The rebuttals in the English press, however, made no difference to the popularity of the Protocols in parts of Europe. They were absorbed into Nazi ideology, though only as an alleged support for their perverted world view; there is no doubt that they would still have committed the same crimes, even had the Protocols never existed.
In 1933 the Jewish communities of Switzerland filed a lawsuit against Nazis who were disseminating the Protocols. The suit was brought under the Swiss law prohibiting the printing and publication of indecent writings but the real intention of the plaintiffs was to demonstrate the falsity of the Protocols in a court of law, to put to rest once and for all any suggestion that there may have been some truth to them. Held partly in October 1933 and partly in May 1934, the trial attracted worldwide attention, (despite much of it stemming from a prurient interest into the activities of the Russian Secret Police, rather than the veracity of the Protocols).
The judge at the trial ruled that the Protocols were indeed indecent, plagiarised from Joly’s book. ‘I hope,’ he said, ‘that there will come a time when nobody will any longer understand how in the year 1935 almost a dozen fully sane and reasonable men could for fourteen days torment their brains before a court at Berne over the authenticity or lack of authenticity of these so-called ‘protocols’, these Protocols that, despite all the harm they have caused and may yet cause, are nothing but ridiculous nonsense.’

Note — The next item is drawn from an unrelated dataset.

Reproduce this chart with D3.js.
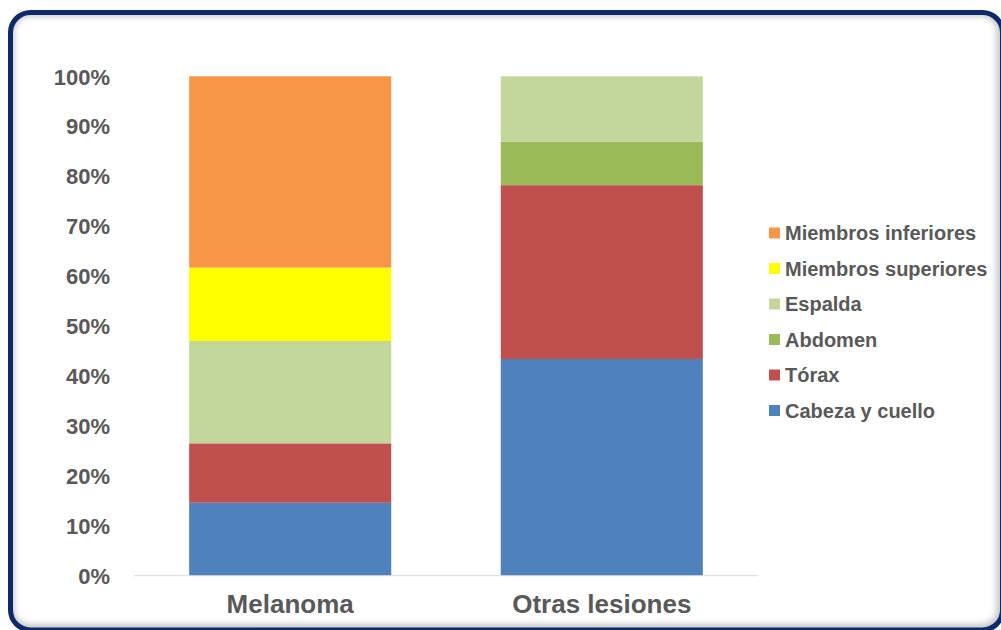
<!DOCTYPE html>
<html><head><meta charset="utf-8">
<script src="https://cdn.jsdelivr.net/npm/d3@7"></script>
<style>html,body{margin:0;padding:0;background:#fff;}svg{display:block;}</style>
</head><body>
<svg id="chart" width="1001" height="630"></svg>
<script>
const categories = ["Melanoma", "Otras lesiones"];
const seriesNames = ["Cabeza y cuello", "Tórax", "Abdomen", "Espalda", "Miembros superiores", "Miembros inferiores"];
const cabeza = [14.6, 43.4];
const torax = [11.9, 34.8];
const abdomen = [0, 8.7];
const espalda = [20.5, 13.1];
const superiores = [14.7, 0];
const inferiores = [38.3, 0];
const seriesColors = ["#4F81BD", "#C0504D", "#9BBB59", "#C3D69B", "#FFFF00", "#F79646"];
const yTicks = [0, 10, 20, 30, 40, 50, 60, 70, 80, 90, 100];

const seriesValues = [cabeza, torax, abdomen, espalda, superiores, inferiores];
const rows = categories.map((c, i) => {
  const r = {cat: c};
  seriesNames.forEach((s, j) => r[s] = seriesValues[j][i]);
  return r;
});
const stacked = d3.stack().keys(seriesNames)(rows);

const svg = d3.select("#chart");
const defs = svg.append("defs");

// frame
const fx = 10.5, fy = 12.5, fw = 992, fh = 617.5, fr = 20;
defs.append("clipPath").attr("id", "frameClip")
  .append("rect").attr("x", fx).attr("y", fy).attr("width", fw).attr("height", fh).attr("rx", fr);
const blur = defs.append("filter").attr("id", "blur").attr("x", "-10%").attr("y", "-10%").attr("width", "120%").attr("height", "120%");
blur.append("feGaussianBlur").attr("stdDeviation", 3);

svg.append("rect").attr("x", fx).attr("y", fy).attr("width", fw).attr("height", fh).attr("rx", fr).attr("fill", "#fff");
svg.append("g").attr("clip-path", "url(#frameClip)")
  .append("rect").attr("x", fx - 1).attr("y", fy - 1).attr("width", fw).attr("height", fh).attr("rx", fr)
  .attr("fill", "none").attr("stroke", "#a0a0a0").attr("stroke-width", 10).attr("opacity", 0.6)
  .attr("filter", "url(#blur)");

const x = d3.scaleBand().domain(categories).range([134, 758]).paddingInner(0.3515).paddingOuter(0.177);
const y = d3.scaleLinear().domain([0, 100]).range([575.7, 76.3]);

const g = svg.append("g");
g.selectAll("g.series").data(stacked).join("g").attr("class", "series")
  .attr("fill", (d, i) => seriesColors[i])
  .selectAll("rect").data(d => d).join("rect")
  .attr("x", d => x(d.data.cat))
  .attr("width", x.bandwidth())
  .attr("y", d => y(d[1]))
  .attr("height", d => Math.max(0, y(d[0]) - y(d[1])));

// axis line
g.append("line").attr("x1", 134).attr("x2", 758).attr("y1", y(0)).attr("y2", y(0))
  .attr("stroke", "#d9d9d9").attr("stroke-width", 1);

// y axis
const yAxis = d3.axisLeft(y).tickValues(yTicks).tickFormat(d => d + "%").tickSize(0).tickPadding(0);
const ya = svg.append("g").attr("transform", "translate(110,0)").call(yAxis);
ya.select(".domain").remove();
ya.selectAll("text").attr("fill", "#595959").attr("font-family", "Liberation Sans, Arial, sans-serif")
  .attr("font-weight", "bold").attr("font-size", 22).attr("dy", "0.35em");

// x axis
const xAxis = d3.axisBottom(x).tickSize(0).tickPadding(0);
const xa = svg.append("g").attr("transform", "translate(0,590)").call(xAxis);
xa.select(".domain").remove();
xa.selectAll("text").attr("fill", "#595959").attr("font-family", "Liberation Sans, Arial, sans-serif")
  .attr("font-weight", "bold").attr("font-size", 26).attr("dy", "0.88em");

// legend
const legendOrder = seriesNames.map((s, i) => ({name: s, color: seriesColors[i]})).reverse();
const legY = d3.scalePoint().domain(legendOrder.map(d => d.name)).range([233, 410.5]);
const lg = svg.append("g");
const items = lg.selectAll("g").data(legendOrder).join("g")
  .attr("transform", d => `translate(769,${legY(d.name)})`);
items.append("rect").attr("x", 0).attr("y", -5.5).attr("width", 11).attr("height", 11).attr("fill", d => d.color);
items.append("text").attr("x", 16).attr("dy", "0.35em").text(d => d.name)
  .attr("fill", "#595959").attr("font-family", "Liberation Sans, Arial, sans-serif")
  .attr("font-weight", "bold").attr("font-size", 20);

// navy border
svg.append("rect").attr("x", fx).attr("y", fy).attr("width", fw).attr("height", fh).attr("rx", fr)
  .attr("fill", "none").attr("stroke", "#0E2A6B").attr("stroke-width", 5);
</script>
</body></html>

And yet, the Protocols continue to circulate. They are common currency in Iran and among militant Islamist groups who use them to indoctrinate their supporters. In recent weeks we have seen some of the most unpleasant people in politics stretching their arms upwards at a 45 degree angle, claiming unconvincingly, and in true cowardly fashion, that they were not intending to give a Nazi salute. None of them have yet brandished a copy of the Protocols. Even they must know how ridiculous it would seem.